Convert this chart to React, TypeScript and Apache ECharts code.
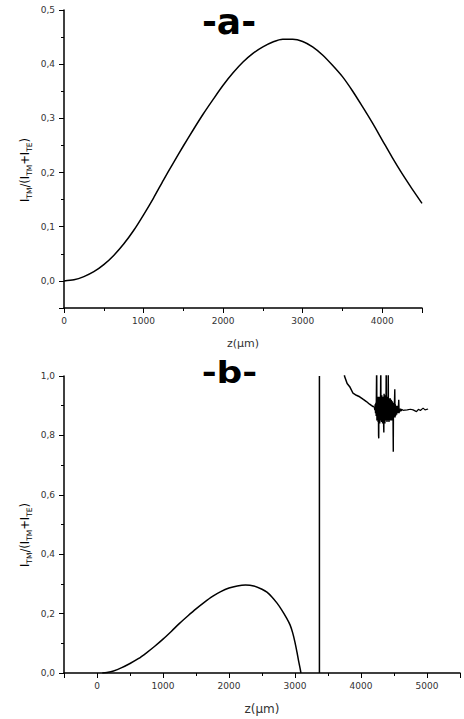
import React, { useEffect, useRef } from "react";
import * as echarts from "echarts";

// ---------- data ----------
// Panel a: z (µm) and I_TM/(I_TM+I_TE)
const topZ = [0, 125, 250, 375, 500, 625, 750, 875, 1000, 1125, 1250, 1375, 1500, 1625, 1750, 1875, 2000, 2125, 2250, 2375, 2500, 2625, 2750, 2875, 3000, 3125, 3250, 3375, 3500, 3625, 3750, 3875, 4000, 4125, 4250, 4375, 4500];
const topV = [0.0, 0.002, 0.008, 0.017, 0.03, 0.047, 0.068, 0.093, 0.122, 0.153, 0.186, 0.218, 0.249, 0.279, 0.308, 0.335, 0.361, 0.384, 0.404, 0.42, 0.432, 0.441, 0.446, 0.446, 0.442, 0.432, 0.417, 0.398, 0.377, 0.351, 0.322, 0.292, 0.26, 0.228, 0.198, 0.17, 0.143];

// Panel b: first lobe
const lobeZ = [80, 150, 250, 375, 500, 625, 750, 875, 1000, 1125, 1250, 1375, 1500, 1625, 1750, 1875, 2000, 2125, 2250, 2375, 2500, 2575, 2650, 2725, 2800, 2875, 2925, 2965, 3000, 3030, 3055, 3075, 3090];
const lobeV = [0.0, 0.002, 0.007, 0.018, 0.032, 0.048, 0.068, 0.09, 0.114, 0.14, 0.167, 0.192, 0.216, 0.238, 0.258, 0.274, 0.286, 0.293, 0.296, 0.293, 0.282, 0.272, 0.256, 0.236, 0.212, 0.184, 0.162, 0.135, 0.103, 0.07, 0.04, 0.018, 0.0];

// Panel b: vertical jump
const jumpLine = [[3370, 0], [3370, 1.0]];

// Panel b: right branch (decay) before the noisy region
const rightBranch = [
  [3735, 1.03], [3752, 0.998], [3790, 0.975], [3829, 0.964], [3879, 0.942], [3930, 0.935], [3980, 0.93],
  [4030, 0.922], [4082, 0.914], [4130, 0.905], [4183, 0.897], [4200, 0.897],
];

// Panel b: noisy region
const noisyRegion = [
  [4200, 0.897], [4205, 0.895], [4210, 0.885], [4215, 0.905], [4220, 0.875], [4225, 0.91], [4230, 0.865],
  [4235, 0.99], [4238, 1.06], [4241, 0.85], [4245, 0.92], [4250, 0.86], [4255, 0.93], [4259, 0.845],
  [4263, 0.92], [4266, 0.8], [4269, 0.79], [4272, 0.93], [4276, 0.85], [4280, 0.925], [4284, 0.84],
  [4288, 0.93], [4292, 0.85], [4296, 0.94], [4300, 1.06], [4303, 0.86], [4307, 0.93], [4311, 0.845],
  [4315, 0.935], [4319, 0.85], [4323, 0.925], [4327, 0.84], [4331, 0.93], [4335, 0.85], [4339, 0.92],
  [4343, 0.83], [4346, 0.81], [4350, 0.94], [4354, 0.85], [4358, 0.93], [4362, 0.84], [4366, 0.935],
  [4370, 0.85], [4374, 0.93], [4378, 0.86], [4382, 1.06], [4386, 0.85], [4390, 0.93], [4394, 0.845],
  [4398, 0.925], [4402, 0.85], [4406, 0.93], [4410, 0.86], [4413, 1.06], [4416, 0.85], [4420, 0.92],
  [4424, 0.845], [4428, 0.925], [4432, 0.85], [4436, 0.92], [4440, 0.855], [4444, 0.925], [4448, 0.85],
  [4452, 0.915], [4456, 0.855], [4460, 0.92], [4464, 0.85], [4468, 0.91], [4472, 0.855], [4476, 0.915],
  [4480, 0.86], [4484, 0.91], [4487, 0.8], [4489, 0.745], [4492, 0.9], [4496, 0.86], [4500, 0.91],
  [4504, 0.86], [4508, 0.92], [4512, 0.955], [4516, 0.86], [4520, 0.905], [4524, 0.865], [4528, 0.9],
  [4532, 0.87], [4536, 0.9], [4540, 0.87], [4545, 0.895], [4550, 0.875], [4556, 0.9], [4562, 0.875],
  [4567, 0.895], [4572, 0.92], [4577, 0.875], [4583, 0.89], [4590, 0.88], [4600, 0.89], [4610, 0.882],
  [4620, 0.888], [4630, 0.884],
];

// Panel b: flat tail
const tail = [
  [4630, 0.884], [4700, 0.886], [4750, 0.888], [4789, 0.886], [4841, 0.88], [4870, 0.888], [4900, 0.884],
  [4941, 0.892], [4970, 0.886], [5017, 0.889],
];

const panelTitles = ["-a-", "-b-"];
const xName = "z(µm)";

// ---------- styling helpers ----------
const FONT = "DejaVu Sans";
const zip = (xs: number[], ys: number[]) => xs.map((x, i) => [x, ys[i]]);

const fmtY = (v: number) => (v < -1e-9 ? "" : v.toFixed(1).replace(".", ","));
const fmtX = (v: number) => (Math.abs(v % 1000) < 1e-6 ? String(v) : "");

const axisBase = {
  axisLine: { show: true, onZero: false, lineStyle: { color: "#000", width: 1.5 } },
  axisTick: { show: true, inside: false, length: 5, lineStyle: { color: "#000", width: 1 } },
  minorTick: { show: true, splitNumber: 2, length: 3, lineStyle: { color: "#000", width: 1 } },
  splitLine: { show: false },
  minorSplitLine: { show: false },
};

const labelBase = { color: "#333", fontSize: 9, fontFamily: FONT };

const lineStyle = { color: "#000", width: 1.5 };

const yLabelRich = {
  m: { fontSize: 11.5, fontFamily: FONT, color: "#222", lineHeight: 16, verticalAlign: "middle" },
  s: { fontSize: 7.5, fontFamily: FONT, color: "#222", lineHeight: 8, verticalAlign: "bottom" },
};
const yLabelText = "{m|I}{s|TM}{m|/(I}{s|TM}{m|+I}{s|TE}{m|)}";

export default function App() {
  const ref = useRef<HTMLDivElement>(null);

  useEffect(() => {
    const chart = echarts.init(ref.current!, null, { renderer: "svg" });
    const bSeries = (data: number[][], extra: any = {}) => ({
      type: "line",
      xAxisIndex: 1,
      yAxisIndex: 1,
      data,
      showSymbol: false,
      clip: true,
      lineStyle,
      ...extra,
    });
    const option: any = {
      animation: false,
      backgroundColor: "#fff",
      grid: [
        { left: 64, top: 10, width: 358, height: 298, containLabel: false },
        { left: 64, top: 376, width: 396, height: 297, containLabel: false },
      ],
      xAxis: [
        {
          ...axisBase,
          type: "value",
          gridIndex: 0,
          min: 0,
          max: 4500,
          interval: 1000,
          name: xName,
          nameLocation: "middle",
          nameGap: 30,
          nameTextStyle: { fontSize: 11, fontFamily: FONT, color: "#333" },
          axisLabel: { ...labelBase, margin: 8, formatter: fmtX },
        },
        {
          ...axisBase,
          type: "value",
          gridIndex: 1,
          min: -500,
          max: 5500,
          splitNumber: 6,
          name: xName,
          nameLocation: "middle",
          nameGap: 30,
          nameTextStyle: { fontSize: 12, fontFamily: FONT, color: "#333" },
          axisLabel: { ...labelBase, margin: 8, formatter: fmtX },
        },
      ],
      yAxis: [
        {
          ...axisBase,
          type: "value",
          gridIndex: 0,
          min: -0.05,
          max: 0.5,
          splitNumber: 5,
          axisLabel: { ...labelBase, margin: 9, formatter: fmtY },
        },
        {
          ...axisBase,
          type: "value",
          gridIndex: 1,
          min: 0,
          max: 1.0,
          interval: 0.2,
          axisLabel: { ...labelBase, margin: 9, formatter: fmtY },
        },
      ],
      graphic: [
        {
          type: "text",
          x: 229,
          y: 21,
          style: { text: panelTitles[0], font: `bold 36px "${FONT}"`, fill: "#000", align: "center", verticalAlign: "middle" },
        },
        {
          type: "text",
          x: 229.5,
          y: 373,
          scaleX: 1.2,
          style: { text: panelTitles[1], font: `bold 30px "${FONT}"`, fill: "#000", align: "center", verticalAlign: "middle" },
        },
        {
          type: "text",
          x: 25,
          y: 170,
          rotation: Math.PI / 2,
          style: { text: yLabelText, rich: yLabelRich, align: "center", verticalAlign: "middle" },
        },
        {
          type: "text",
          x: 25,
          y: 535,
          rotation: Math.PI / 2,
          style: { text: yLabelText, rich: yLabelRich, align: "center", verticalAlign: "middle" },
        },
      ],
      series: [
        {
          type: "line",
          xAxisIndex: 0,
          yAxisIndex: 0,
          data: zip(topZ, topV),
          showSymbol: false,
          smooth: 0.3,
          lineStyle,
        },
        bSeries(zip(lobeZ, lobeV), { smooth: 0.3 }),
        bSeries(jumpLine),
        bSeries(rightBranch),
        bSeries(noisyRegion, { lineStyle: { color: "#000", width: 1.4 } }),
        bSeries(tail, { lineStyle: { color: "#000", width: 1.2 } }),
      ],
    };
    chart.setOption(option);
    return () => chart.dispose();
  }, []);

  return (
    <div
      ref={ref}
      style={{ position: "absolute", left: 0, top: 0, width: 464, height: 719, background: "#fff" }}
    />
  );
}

....................

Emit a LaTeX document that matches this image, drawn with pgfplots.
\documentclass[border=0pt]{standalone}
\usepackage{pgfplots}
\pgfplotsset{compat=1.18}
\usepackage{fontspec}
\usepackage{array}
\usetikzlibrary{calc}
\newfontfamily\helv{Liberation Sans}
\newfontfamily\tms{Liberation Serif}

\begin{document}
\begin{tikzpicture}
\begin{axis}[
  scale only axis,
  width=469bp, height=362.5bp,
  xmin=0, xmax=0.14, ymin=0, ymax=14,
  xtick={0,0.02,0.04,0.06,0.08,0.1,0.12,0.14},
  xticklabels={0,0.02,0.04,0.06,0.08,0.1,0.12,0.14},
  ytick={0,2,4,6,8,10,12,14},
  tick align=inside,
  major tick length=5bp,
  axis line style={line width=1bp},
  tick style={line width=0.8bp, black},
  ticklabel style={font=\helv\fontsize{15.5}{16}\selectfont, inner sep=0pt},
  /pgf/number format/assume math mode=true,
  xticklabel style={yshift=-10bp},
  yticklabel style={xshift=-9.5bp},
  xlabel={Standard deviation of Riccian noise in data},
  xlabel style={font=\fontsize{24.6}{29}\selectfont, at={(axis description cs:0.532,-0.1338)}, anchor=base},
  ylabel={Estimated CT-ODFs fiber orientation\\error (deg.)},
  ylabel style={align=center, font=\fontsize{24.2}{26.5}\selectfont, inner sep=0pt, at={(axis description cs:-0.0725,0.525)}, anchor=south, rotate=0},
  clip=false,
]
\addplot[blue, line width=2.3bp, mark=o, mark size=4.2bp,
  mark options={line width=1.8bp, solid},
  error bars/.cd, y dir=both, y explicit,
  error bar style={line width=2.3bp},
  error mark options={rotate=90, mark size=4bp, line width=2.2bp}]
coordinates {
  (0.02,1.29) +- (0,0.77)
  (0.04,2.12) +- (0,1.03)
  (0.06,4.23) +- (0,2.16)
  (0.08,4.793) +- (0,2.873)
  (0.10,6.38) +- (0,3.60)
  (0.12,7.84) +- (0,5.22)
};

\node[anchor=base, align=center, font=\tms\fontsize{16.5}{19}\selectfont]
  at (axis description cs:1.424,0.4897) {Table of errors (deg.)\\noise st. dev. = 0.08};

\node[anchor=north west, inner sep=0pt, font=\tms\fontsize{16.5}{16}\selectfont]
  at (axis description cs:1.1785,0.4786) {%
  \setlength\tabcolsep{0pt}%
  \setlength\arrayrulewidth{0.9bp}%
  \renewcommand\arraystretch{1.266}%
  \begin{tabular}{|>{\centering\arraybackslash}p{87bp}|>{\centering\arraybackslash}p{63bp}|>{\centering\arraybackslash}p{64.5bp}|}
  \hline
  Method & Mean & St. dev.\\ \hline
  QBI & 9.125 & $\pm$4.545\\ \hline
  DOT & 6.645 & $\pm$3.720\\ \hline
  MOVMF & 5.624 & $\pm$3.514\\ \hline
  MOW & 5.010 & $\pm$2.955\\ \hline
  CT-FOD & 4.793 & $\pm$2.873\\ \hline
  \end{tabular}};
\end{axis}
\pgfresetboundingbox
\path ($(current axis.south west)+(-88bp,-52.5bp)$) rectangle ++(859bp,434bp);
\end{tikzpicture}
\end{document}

....................

Above are the records; copy exactly the lines from the one with "Convert this chart" through the one with "import * as", including both, and nothing more. Leave out pictures.

Convert this chart to React, TypeScript and Apache ECharts code.
import React, { useEffect, useRef } from "react";
import * as echarts from "echarts";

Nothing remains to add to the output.